## BEGIN

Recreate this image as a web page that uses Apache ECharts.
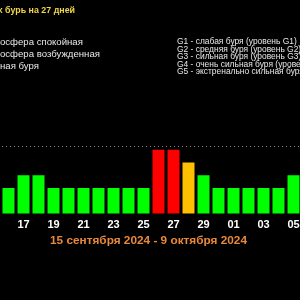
<!DOCTYPE html>
<html><head><meta charset="utf-8">
<style>html,body{margin:0;padding:0;background:#000;}#c{width:300px;height:300px;}</style>
<script src="https://cdn.jsdelivr.net/npm/echarts@6/dist/echarts.min.js"></script>
</head><body><div id="c"></div>
<script>
const days = ['15','16','17','18','19','20','21','22','23','24','25','26','27','28','29','30','01','02','03','04','05','06','07','08','09'];
const kp   = [2,2,3,3,2,2,2,2,2,2,2,5,5,4,3,2,2,2,2,2,3,2,2,2,2];
const titleText = 'Прогноз магнитных бурь на 27 дней';
const legendLeft = ['Магнитосфера спокойная','Магнитосфера возбужденная','Магнитная буря'];
const legendRight = ['G1 - слабая буря (уровень G1)','G2 - средняя буря (уровень G2)','G3 - сильная буря (уровень G3)','G4 - очень сильная буря (уровень G4)','G5 - экстренально сильная буря (уровень G5)'];
const rangeText = '15 сентября 2024 - 9 октября 2024';

function colorFor(v){ return v>=5 ? '#ff0000' : (v>=4 ? '#ffc000' : '#00ff00'); }

const FONT = 'Liberation Sans';
const cv = document.createElement('canvas').getContext('2d');
function fit(sample, weight, target){
  cv.font = weight + ' 100px "' + FONT + '"';
  return 100 * target / cv.measureText(sample).width;
}
function mw(s, weight, size){ cv.font = weight + ' ' + size + 'px "' + FONT + '"'; return cv.measureText(s).width; }

const titleSize = fit('бурь на 27 дней', 'bold', 70);
const leftSize = fit('осфера спокойная', 'normal', 83);
const prefixW = mw('Магнит', 'normal', leftSize);
const rightSize = fit('G1 - слабая буря (уровень G1)', 'normal', 120);
const rangeSize = fit(rangeText, 'bold', 197);

const chart = echarts.init(document.getElementById('c'), null, {renderer:'canvas'});
const graphics = [
  {type:'text', x:75, y:11, style:{text:titleText, fill:'#f0d648', font:'bold '+titleSize+'px "'+FONT+'"', align:'right', verticalAlign:'middle'}}
];
const leftY = [42,54,66];
legendLeft.forEach((t,i)=>graphics.push({type:'text', x:-prefixW, y:leftY[i], style:{text:t, fill:'#e8e8e8', font:leftSize+'px "'+FONT+'"', align:'left', verticalAlign:'middle'}}));
const rightY = [42,49.5,57,64.5,72];
legendRight.forEach((t,i)=>graphics.push({type:'text', x:177, y:rightY[i], style:{text:t, fill:'#e8e8e8', font:rightSize+'px "'+FONT+'"', align:'left', verticalAlign:'middle'}}));
graphics.push({type:'text', x:148.5, y:241, style:{text:rangeText, fill:'#e8893a', font:'bold '+rangeSize+'px "'+FONT+'"', align:'center', verticalAlign:'middle'}});

chart.setOption({
  backgroundColor:'#000',
  animation:false,
  grid:{left:-14, top:98.75, width:375, height:114.75, containLabel:false, outerBoundsMode:'none'},
  xAxis:{type:'category', data:days, axisLine:{show:false}, axisTick:{show:false},
    axisLabel:{interval:1, color:'#ffffff', fontWeight:'bold', fontSize:11, fontFamily:FONT, margin:6}},
  yAxis:{type:'value', min:0, max:9, interval:1, axisLine:{show:false}, axisTick:{show:false}, axisLabel:{show:false}, splitLine:{show:false}},
  series:[{type:'bar', barCategoryGap:'20%',
    data:kp.map(v=>({value:v, itemStyle:{color:colorFor(v)}})),
    markLine:{silent:true, symbol:'none', label:{show:false}, lineStyle:{color:'#888', type:[1,3], width:1},
      data:[{yAxis:5.3}]}
  }],
  graphic:graphics
});
</script></body></html>
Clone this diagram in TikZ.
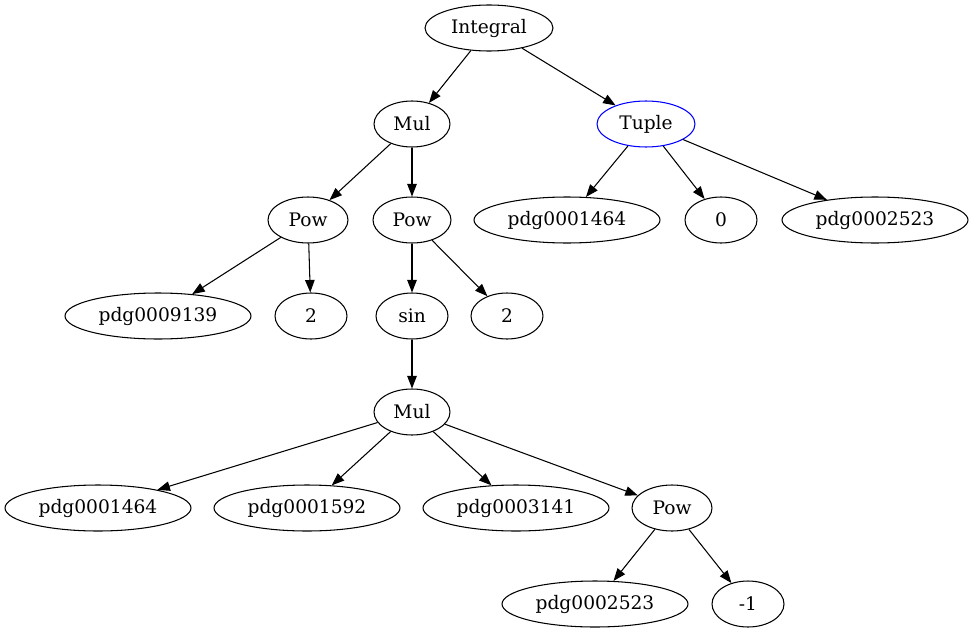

## END

Task instructions:
Gather from the entries above all lines that include the string "this".

Exercise solution:
Recreate this image as a web page that uses Apache ECharts.
Clone this diagram in TikZ.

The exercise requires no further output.